Un exemple parmi d’autres : les trois cours en français se sont soudainement transformés en cours de français pour les anglophones. Or, deux cours de français sont déjà obligatoires dans les cégeps anglophones. Ça en fera donc cinq à caser… en quatre sessions. « Juste là, il y a une méconnaissance du réseau collégial », souligne Geneviève Caron.

Au-delà de l’enjeu logistique, elle doute que ces trois cours imposés atteignent leurs objectifs. « C’est très complexe. Il y a des questions de motivation et d’anxiété associées à la langue seconde qui sont bien documentées. Tout ça, on n’en parle pas, en ce moment. On passe à côté de ces enjeux-là. »

« Il faut travailler en amont plutôt qu’en aval, explique Alexandre Limoges. Dès le départ, il faut établir des ponts, donner envie aux enfants d’apprendre la langue. C’est là qu’on peut arriver à quelque chose. Si les mesures qu’on choisit d’imposer, c’est de placer des blocs comme ça, en aval, il va y avoir une réaction de panique. »

C’est un travail qui se fait sur des années, outiller des étudiants pour qu’ils soient prêts à intégrer un milieu de vie.

Alexandre Limoges, professeur au cégep John-Abbott

Il insiste : « Ce n’est pas à coups de massue qu’on va arriver à quoi que ce soit avec une situation aussi complexe que celle-là. Plus on va [cliver] le débat, moins on va arriver à nos fins. »

Et nos fins, rappelle-t-il, c’est l’amélioration de la maîtrise du français des élèves anglophones. « On est des professeurs de français langue seconde. Cela nous tient à cœur. Il faut juste s’assurer de le faire de la bonne manière. »

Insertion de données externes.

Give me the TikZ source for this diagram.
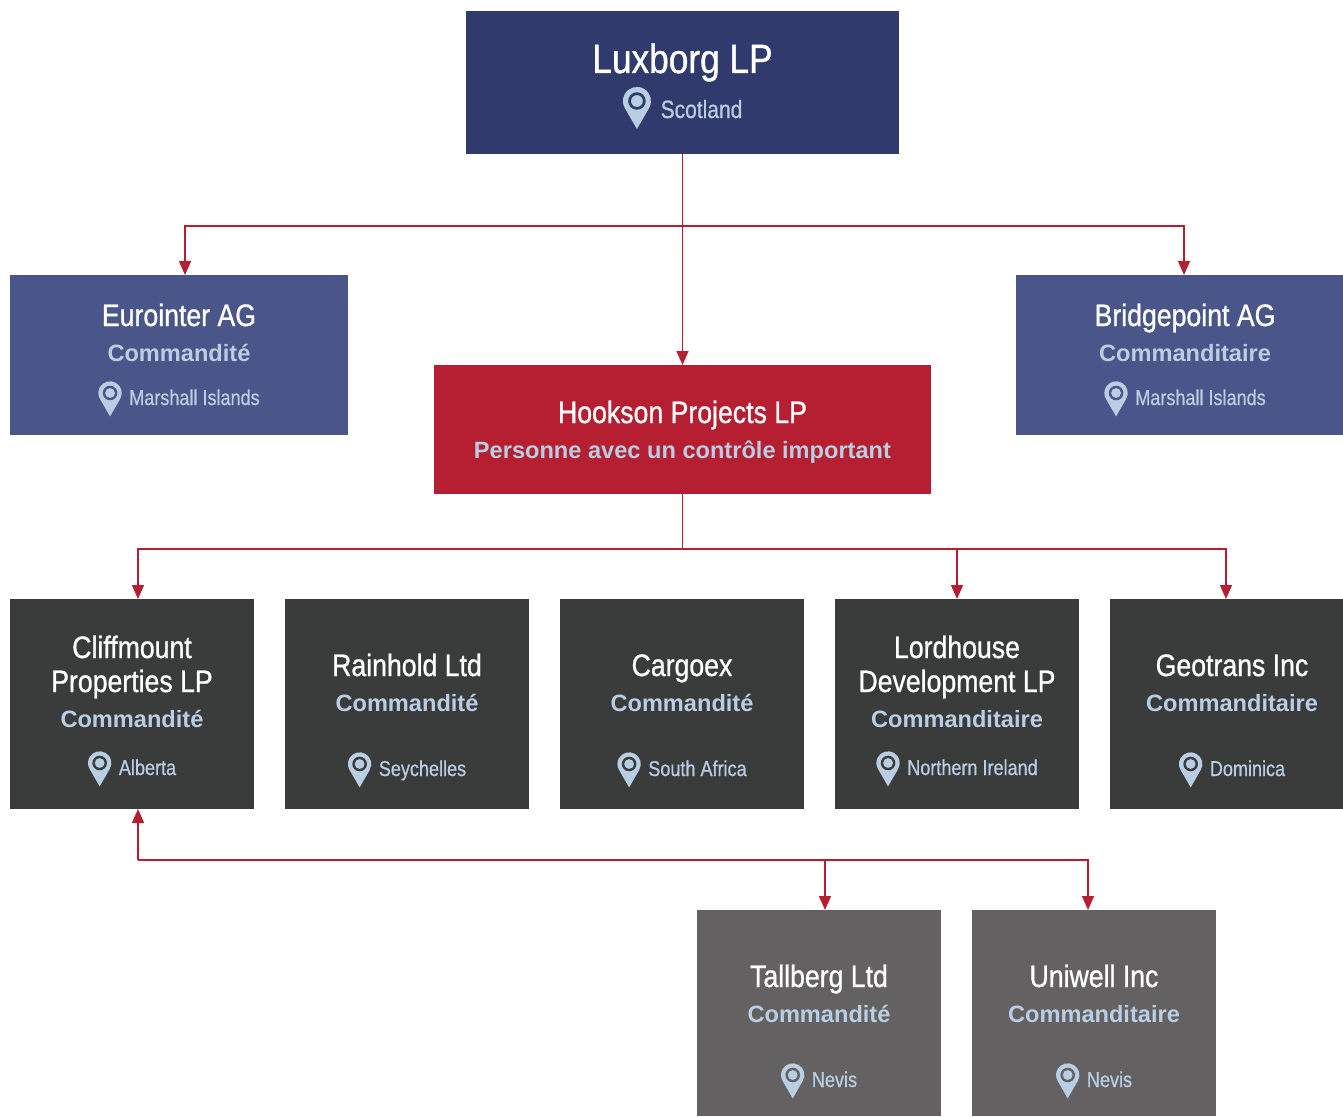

Les étudiants autochtones doivent être exemptés

Peut-être vous demandez-vous encore : trois petits cours de français additionnels au cégep, quel tort ça peut bien faire ? Presque rien, à première vue. Et tant pis si ça fâche quelques anglos ; c’est de la survie du français en Amérique qu’il est question, après tout.

Mais les conséquences risquent d’être sérieuses pour les élèves mohawks, entre autres, qui ne sont pas exposés au français avant la quatrième secondaire.

Pour eux, la barrière de la langue sera insurmontable, prévient Kim Martin, Mohawk de Kahnawake et enseignante en soins infirmiers au cégep John Abbott. « Les étudiants devront aller dans d’autres provinces pour leurs études. Nous sommes les premiers occupants et ce sont nos enfants qui devront partir pour avoir une vie meilleure… »

Il s’agirait là d’une cruelle ironie, ont souligné les représentants des Premières Nations réunis à l’Assemblée nationale, mardi. Ils demandent que les élèves autochtones soient exemptés de la loi.

Kim Martin rappelle que les Mohawks n’ont pas choisi de parler anglais ; c’est la langue coloniale qui leur a été imposée. Déjà qu’ils cherchent à préserver leur propre langue, fragile, ils n’ont pas envie de s’en faire imposer une autre.

Il me semble que les Québécois, entre tous, devraient pouvoir comprendre – et accepter – ça.